►
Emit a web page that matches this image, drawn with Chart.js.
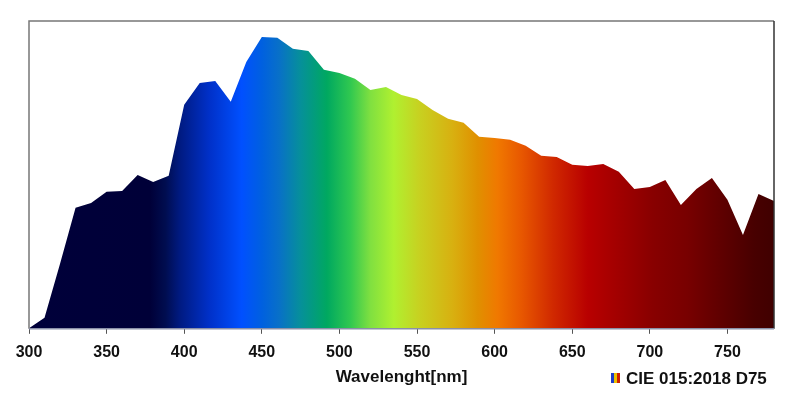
<!DOCTYPE html>
<html>
<head>
<meta charset="utf-8">
<script src="https://cdn.jsdelivr.net/npm/chart.js@4/dist/chart.umd.min.js"></script>
<style>
  html, body { margin: 0; padding: 0; background: #fff; }
  #wrap { width: 800px; height: 409px; position: relative; }
</style>
</head>
<body>
<div id="wrap"><canvas id="c" width="800" height="409"></canvas></div>
<script>
// ---- data ----
const wavelengths = [300,310,320,330,340,350,360,370,380,390,400,410,420,430,440,450,460,470,480,490,500,510,520,530,540,550,560,570,580,590,600,610,620,630,640,650,660,670,680,690,700,710,720,730,740,750,760,770,780];
const spd = [0.3,5.0,29.7,55.3,57.5,62.6,63.0,70.3,67.1,69.9,102.3,112.3,113.2,103.7,121.9,133.3,132.9,127.9,126.9,118.3,116.9,114.2,109.1,110.5,106.8,105.0,100.0,95.9,94.1,87.7,87.2,86.3,83.6,79.0,78.5,74.9,74.4,75.3,71.7,63.9,64.8,68.0,56.6,63.9,68.9,58.9,42.9,61.6,58.4];
const seriesLabel = 'CIE 015:2018 D75';
const axisTitle = 'Wavelenght[nm]';
const xTickValues = [300,350,400,450,500,550,600,650,700,750];

// spectrum colour stops (style)
const spectrumStops = [
  [300,'#00003a'],[378,'#000038'],[388,'#000d50'],[397,'#001a80'],[416,'#0030c8'],
  [437,'#0050ff'],[450,'#0060e0'],[461,'#0870c8'],[475,'#06909a'],[492,'#00a860'],
  [507,'#30c850'],[520,'#80e040'],[535,'#b0f030'],[552,'#c8d020'],[573,'#d8b010'],
  [589,'#e09000'],[602,'#f07800'],[617,'#e85800'],[638,'#d02800'],[660,'#b80000'],
  [681,'#a00000'],[702,'#880000'],[724,'#780000'],[745,'#600000'],[767,'#480000'],[780,'#400000']
];

function spectrumFill(ctx) {
  const chart = ctx.chart;
  const area = chart.chartArea;
  if (!area) return '#000';
  const xs = chart.scales.x;
  const g = chart.ctx.createLinearGradient(area.left, 0, area.right, 0);
  const w = area.right - area.left;
  spectrumStops.forEach(([nm, col]) => {
    const off = (xs.getPixelForValue(nm) - area.left) / w;
    g.addColorStop(Math.min(1, Math.max(0, off)), col);
  });
  return g;
}

const framePlugin = {
  id: 'frame',
  afterDatasetsDraw(chart) {
    const {ctx, chartArea: a} = chart;
    ctx.save();
    ctx.lineWidth = 1.5;
    ctx.strokeStyle = '#777';
    ctx.beginPath();
    ctx.moveTo(a.left, a.bottom); ctx.lineTo(a.left, a.top); ctx.lineTo(a.right, a.top);
    ctx.stroke();
    ctx.strokeStyle = '#333';
    ctx.beginPath();
    ctx.moveTo(a.right, a.top); ctx.lineTo(a.right, a.bottom);
    ctx.stroke();
    ctx.strokeStyle = '#8a90a8';
    ctx.beginPath();
    ctx.moveTo(a.left, a.bottom); ctx.lineTo(a.right, a.bottom);
    ctx.stroke();
    ctx.restore();
  },
  afterDraw(chart) {
    const ctx = chart.ctx;
    const label = chart.data.datasets[0].label;
    ctx.save();
    const bx = 611, by = 373, bh = 10;
    const cols = ['#1e3cc8', '#e8c000', '#d02000'];
    cols.forEach((c, i) => { ctx.fillStyle = c; ctx.fillRect(bx + i * 3, by, 3, bh); });
    ctx.fillStyle = '#111';
    ctx.font = 'bold 17px "Liberation Sans", Arial, sans-serif';
    ctx.textBaseline = 'middle';
    ctx.textAlign = 'left';
    ctx.fillText(label, 626, 379);
    ctx.restore();
  }
};

new Chart(document.getElementById('c'), {
  type: 'line',
  data: {
    datasets: [{
      label: seriesLabel,
      data: wavelengths.map((w, i) => ({x: w, y: spd[i]})),
      fill: 'origin',
      backgroundColor: spectrumFill,
      borderWidth: 0,
      borderColor: 'rgba(0,0,0,0)',
      pointRadius: 0,
      tension: 0
    }]
  },
  options: {
    responsive: false,
    animation: false,
    events: [],
    layout: { padding: { left: 29, right: 26, top: 21, bottom: 23 } },
    plugins: { legend: { display: false }, tooltip: { enabled: false } },
    scales: {
      x: {
        type: 'linear',
        min: 300, max: 780,
        afterBuildTicks(scale) { scale.ticks = xTickValues.map(v => ({value: v})); },
        ticks: {
          color: '#111',
          font: { family: '"Liberation Sans", Arial, sans-serif', size: 16, weight: 'bold', lineHeight: 1.0 },
          padding: 11,
          maxRotation: 0,
          autoSkip: false
        },
        grid: { drawOnChartArea: false, drawTicks: true, tickLength: 5, color: '#555', tickColor: '#555' },
        border: { display: false },
        title: {
          display: true,
          text: axisTitle,
          color: '#111',
          font: { family: '"Liberation Sans", Arial, sans-serif', size: 17, weight: 'bold', lineHeight: 0.6 },
          padding: { top: 0, bottom: 4 }
        }
      },
      y: {
        display: false,
        min: 0, max: 140.6
      }
    }
  },
  plugins: [framePlugin]
});
</script>
</body>
</html>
◄
• WHAT YOU ARE ASKED TO DO:
Leave out the pictures and output the rest of the material exactly as written.

• SOLUTION FOR THIS TASK:
Emit a web page that matches this image, drawn with Chart.js.
<!DOCTYPE html>
<html>
<head>
<meta charset="utf-8">
<script src="https://cdn.jsdelivr.net/npm/chart.js@4/dist/chart.umd.min.js"></script>
<style>
  html, body { margin: 0; padding: 0; background: #fff; }
  #wrap { width: 800px; height: 409px; position: relative; }
</style>
</head>
<body>
<div id="wrap"><canvas id="c" width="800" height="409"></canvas></div>
<script>
// ---- data ----
const wavelengths = [300,310,320,330,340,350,360,370,380,390,400,410,420,430,440,450,460,470,480,490,500,510,520,530,540,550,560,570,580,590,600,610,620,630,640,650,660,670,680,690,700,710,720,730,740,750,760,770,780];
const spd = [0.3,5.0,29.7,55.3,57.5,62.6,63.0,70.3,67.1,69.9,102.3,112.3,113.2,103.7,121.9,133.3,132.9,127.9,126.9,118.3,116.9,114.2,109.1,110.5,106.8,105.0,100.0,95.9,94.1,87.7,87.2,86.3,83.6,79.0,78.5,74.9,74.4,75.3,71.7,63.9,64.8,68.0,56.6,63.9,68.9,58.9,42.9,61.6,58.4];
const seriesLabel = 'CIE 015:2018 D75';
const axisTitle = 'Wavelenght[nm]';
const xTickValues = [300,350,400,450,500,550,600,650,700,750];

// spectrum colour stops (style)
const spectrumStops = [
  [300,'#00003a'],[378,'#000038'],[388,'#000d50'],[397,'#001a80'],[416,'#0030c8'],
  [437,'#0050ff'],[450,'#0060e0'],[461,'#0870c8'],[475,'#06909a'],[492,'#00a860'],
  [507,'#30c850'],[520,'#80e040'],[535,'#b0f030'],[552,'#c8d020'],[573,'#d8b010'],
  [589,'#e09000'],[602,'#f07800'],[617,'#e85800'],[638,'#d02800'],[660,'#b80000'],
  [681,'#a00000'],[702,'#880000'],[724,'#780000'],[745,'#600000'],[767,'#480000'],[780,'#400000']
];

function spectrumFill(ctx) {
  const chart = ctx.chart;
  const area = chart.chartArea;
  if (!area) return '#000';
  const xs = chart.scales.x;
  const g = chart.ctx.createLinearGradient(area.left, 0, area.right, 0);
  const w = area.right - area.left;
  spectrumStops.forEach(([nm, col]) => {
    const off = (xs.getPixelForValue(nm) - area.left) / w;
    g.addColorStop(Math.min(1, Math.max(0, off)), col);
  });
  return g;
}

const framePlugin = {
  id: 'frame',
  afterDatasetsDraw(chart) {
    const {ctx, chartArea: a} = chart;
    ctx.save();
    ctx.lineWidth = 1.5;
    ctx.strokeStyle = '#777';
    ctx.beginPath();
    ctx.moveTo(a.left, a.bottom); ctx.lineTo(a.left, a.top); ctx.lineTo(a.right, a.top);
    ctx.stroke();
    ctx.strokeStyle = '#333';
    ctx.beginPath();
    ctx.moveTo(a.right, a.top); ctx.lineTo(a.right, a.bottom);
    ctx.stroke();
    ctx.strokeStyle = '#8a90a8';
    ctx.beginPath();
    ctx.moveTo(a.left, a.bottom); ctx.lineTo(a.right, a.bottom);
    ctx.stroke();
    ctx.restore();
  },
  afterDraw(chart) {
    const ctx = chart.ctx;
    const label = chart.data.datasets[0].label;
    ctx.save();
    const bx = 611, by = 373, bh = 10;
    const cols = ['#1e3cc8', '#e8c000', '#d02000'];
    cols.forEach((c, i) => { ctx.fillStyle = c; ctx.fillRect(bx + i * 3, by, 3, bh); });
    ctx.fillStyle = '#111';
    ctx.font = 'bold 17px "Liberation Sans", Arial, sans-serif';
    ctx.textBaseline = 'middle';
    ctx.textAlign = 'left';
    ctx.fillText(label, 626, 379);
    ctx.restore();
  }
};

new Chart(document.getElementById('c'), {
  type: 'line',
  data: {
    datasets: [{
      label: seriesLabel,
      data: wavelengths.map((w, i) => ({x: w, y: spd[i]})),
      fill: 'origin',
      backgroundColor: spectrumFill,
      borderWidth: 0,
      borderColor: 'rgba(0,0,0,0)',
      pointRadius: 0,
      tension: 0
    }]
  },
  options: {
    responsive: false,
    animation: false,
    events: [],
    layout: { padding: { left: 29, right: 26, top: 21, bottom: 23 } },
    plugins: { legend: { display: false }, tooltip: { enabled: false } },
    scales: {
      x: {
        type: 'linear',
        min: 300, max: 780,
        afterBuildTicks(scale) { scale.ticks = xTickValues.map(v => ({value: v})); },
        ticks: {
          color: '#111',
          font: { family: '"Liberation Sans", Arial, sans-serif', size: 16, weight: 'bold', lineHeight: 1.0 },
          padding: 11,
          maxRotation: 0,
          autoSkip: false
        },
        grid: { drawOnChartArea: false, drawTicks: true, tickLength: 5, color: '#555', tickColor: '#555' },
        border: { display: false },
        title: {
          display: true,
          text: axisTitle,
          color: '#111',
          font: { family: '"Liberation Sans", Arial, sans-serif', size: 17, weight: 'bold', lineHeight: 0.6 },
          padding: { top: 0, bottom: 4 }
        }
      },
      y: {
        display: false,
        min: 0, max: 140.6
      }
    }
  },
  plugins: [framePlugin]
});
</script>
</body>
</html>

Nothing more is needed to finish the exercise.